Earthquake is one of the inevitable natural hazards posing significant risks to structures, making it crucial to enhance their resilience and performance. This thesis explores the effects of varying ductility and damping on the seismic performance of building structures. Ductility, referring to the ability of structures to undergo inelastic deformation while maintaining strength, has been recognized as a critical factor in improving structural performance during earthquakes. This study emphasizes the shift towards ductility-based design techniques in India following the Bhuj earthquake in 2001. The primary objective of incorporating ductility in building structures is to ensure sufficient energy dissipation and deformation, thereby preventing brittle damage during seismic events. Additionally, the use of passive damping devices offers an alternative approach to energy dissipation. These devices effectively dissipate energy while limiting structural elements from reaching the plastic range.
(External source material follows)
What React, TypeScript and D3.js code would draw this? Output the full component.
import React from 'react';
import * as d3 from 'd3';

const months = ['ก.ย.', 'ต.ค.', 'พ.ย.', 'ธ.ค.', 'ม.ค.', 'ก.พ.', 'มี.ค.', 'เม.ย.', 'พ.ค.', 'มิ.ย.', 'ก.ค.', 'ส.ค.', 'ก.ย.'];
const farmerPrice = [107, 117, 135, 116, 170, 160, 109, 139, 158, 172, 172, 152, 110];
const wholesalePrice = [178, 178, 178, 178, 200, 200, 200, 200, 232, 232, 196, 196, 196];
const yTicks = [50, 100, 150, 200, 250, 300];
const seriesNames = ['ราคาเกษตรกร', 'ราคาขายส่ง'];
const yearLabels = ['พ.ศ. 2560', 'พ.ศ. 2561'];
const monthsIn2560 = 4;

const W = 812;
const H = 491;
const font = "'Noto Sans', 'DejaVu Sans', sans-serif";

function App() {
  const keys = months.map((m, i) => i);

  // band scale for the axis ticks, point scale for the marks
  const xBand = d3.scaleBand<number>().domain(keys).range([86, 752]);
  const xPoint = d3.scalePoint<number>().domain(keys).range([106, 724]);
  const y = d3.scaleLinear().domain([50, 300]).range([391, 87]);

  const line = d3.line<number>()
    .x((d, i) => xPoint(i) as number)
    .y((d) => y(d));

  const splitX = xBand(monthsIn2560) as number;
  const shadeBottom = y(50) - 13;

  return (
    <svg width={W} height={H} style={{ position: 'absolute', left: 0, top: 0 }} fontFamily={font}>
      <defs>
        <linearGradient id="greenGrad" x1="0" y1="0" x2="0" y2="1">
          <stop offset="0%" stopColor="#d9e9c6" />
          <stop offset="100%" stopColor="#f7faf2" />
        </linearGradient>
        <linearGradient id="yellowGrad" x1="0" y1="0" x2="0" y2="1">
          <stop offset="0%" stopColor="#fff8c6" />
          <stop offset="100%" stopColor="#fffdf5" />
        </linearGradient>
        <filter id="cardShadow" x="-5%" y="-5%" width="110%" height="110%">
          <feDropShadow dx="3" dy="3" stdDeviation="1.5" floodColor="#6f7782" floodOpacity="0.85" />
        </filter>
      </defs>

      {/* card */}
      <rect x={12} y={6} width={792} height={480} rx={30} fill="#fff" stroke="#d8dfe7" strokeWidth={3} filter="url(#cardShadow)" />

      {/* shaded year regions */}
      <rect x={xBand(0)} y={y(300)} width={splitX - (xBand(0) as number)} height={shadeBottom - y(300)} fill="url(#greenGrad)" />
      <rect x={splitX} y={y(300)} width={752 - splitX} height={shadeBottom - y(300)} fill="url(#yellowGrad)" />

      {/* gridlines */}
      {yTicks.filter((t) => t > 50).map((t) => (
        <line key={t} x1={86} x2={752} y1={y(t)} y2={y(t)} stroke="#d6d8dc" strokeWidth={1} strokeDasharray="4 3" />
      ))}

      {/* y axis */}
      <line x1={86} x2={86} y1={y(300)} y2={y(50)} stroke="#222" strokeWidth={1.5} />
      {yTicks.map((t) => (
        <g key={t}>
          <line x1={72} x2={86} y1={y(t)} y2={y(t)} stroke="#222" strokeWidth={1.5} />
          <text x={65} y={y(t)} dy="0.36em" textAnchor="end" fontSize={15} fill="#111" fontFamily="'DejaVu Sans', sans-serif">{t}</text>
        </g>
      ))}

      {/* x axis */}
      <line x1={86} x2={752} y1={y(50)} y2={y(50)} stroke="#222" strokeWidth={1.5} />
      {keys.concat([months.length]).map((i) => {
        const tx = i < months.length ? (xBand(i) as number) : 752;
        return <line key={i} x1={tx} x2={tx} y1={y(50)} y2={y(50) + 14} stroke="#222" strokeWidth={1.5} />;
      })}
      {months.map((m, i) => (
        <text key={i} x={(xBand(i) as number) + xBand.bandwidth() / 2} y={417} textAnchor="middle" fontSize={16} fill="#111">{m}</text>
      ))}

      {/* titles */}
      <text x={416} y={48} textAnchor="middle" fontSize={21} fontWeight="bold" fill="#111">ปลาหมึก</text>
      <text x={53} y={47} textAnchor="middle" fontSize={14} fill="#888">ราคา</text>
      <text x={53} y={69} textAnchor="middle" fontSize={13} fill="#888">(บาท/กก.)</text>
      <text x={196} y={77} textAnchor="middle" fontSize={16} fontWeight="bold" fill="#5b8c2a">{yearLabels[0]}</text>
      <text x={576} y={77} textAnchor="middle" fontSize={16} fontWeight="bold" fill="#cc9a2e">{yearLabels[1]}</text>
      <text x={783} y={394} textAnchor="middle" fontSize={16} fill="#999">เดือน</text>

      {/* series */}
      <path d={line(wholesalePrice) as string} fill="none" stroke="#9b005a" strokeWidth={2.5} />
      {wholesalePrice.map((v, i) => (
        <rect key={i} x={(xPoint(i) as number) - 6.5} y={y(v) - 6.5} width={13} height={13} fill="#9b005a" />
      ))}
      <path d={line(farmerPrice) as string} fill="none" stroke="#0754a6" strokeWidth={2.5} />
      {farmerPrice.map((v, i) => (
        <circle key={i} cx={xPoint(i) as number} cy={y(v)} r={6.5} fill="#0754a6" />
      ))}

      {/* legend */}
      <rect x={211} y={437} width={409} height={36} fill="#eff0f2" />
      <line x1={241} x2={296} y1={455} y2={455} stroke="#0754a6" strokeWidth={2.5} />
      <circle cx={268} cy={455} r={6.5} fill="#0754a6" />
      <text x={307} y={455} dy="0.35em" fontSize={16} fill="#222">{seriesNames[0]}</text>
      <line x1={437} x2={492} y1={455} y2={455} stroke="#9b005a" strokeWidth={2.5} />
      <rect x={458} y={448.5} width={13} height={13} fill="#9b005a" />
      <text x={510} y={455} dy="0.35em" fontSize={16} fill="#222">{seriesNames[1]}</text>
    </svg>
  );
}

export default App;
Through a comparative analysis, this study examines the impact of varying ductility and damping on structural performance. Various parameters are examined, including the influence of ductile detailing and the incorporation of passive damping devices such as dampers. By evaluating these factors, a comprehensive understanding of their effects on structural response is obtained. The study findings provide valuable insights into the significance of ductility and damping in enhancing structural resilience to seismic forces. This knowledge contributes to the optimization of design techniques, enabling the creation of safer and more resilient structures in earthquake-prone regions.